Gamers often meet prediction markets from the same place they follow games: a desk, a phone, or a console setup built for fast information. Xbox monitors can now support high refresh rates, low input lag, and 4K play when the display and console match the right settings. Xbox support explains that 4K at 120Hz requires a compatible TV or monitor and the right cable, which shows how much setup detail now sits behind normal play.

That same attention to setup can help with event contracts. A player watching an esports final on one screen and checking market prices on another should still treat the trade as a financial decision, not as part of the match. A quick display and a good connection can help you follow news, but they don’t improve the contract itself. The wording, fees, liquidity, and settlement source still do the real work.

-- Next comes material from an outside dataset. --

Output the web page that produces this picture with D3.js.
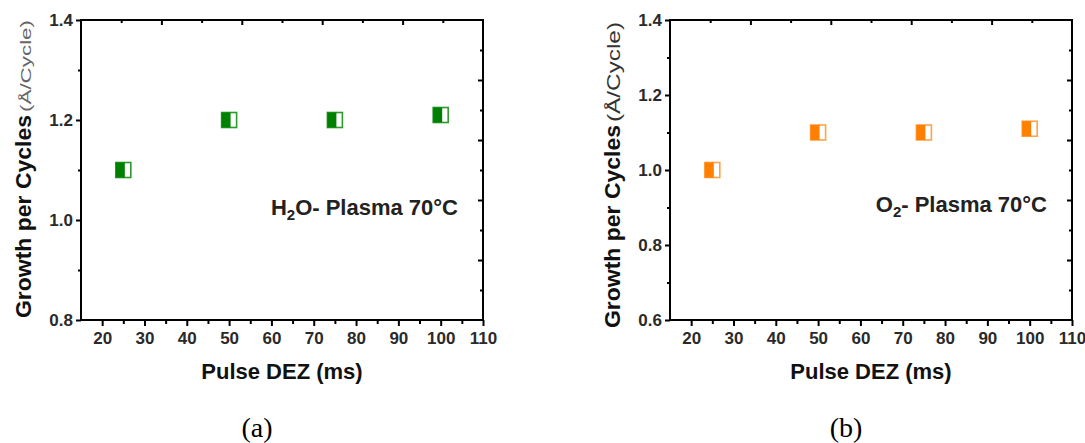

Party Game Mods and Clear Outcomes

Party game mods show how players already adjust games around group rules. A mod might change round length, add custom prompts, alter player limits, or bring new maps into a familiar title. Steam Workshop gives players a central place to browse community-made items for supported games, while mod platforms such as mod.io focus on user-generated content across several titles and devices.

That kind of customisation creates a useful warning for prediction markets. A modded party game can be great at home, but it can make public outcomes harder to define. A contract about an official esports match has a scoreboard and a tournament record. A contract about a community mod night needs firmer wording, because house rules, unofficial settings, and changed game files can affect what counts as the result.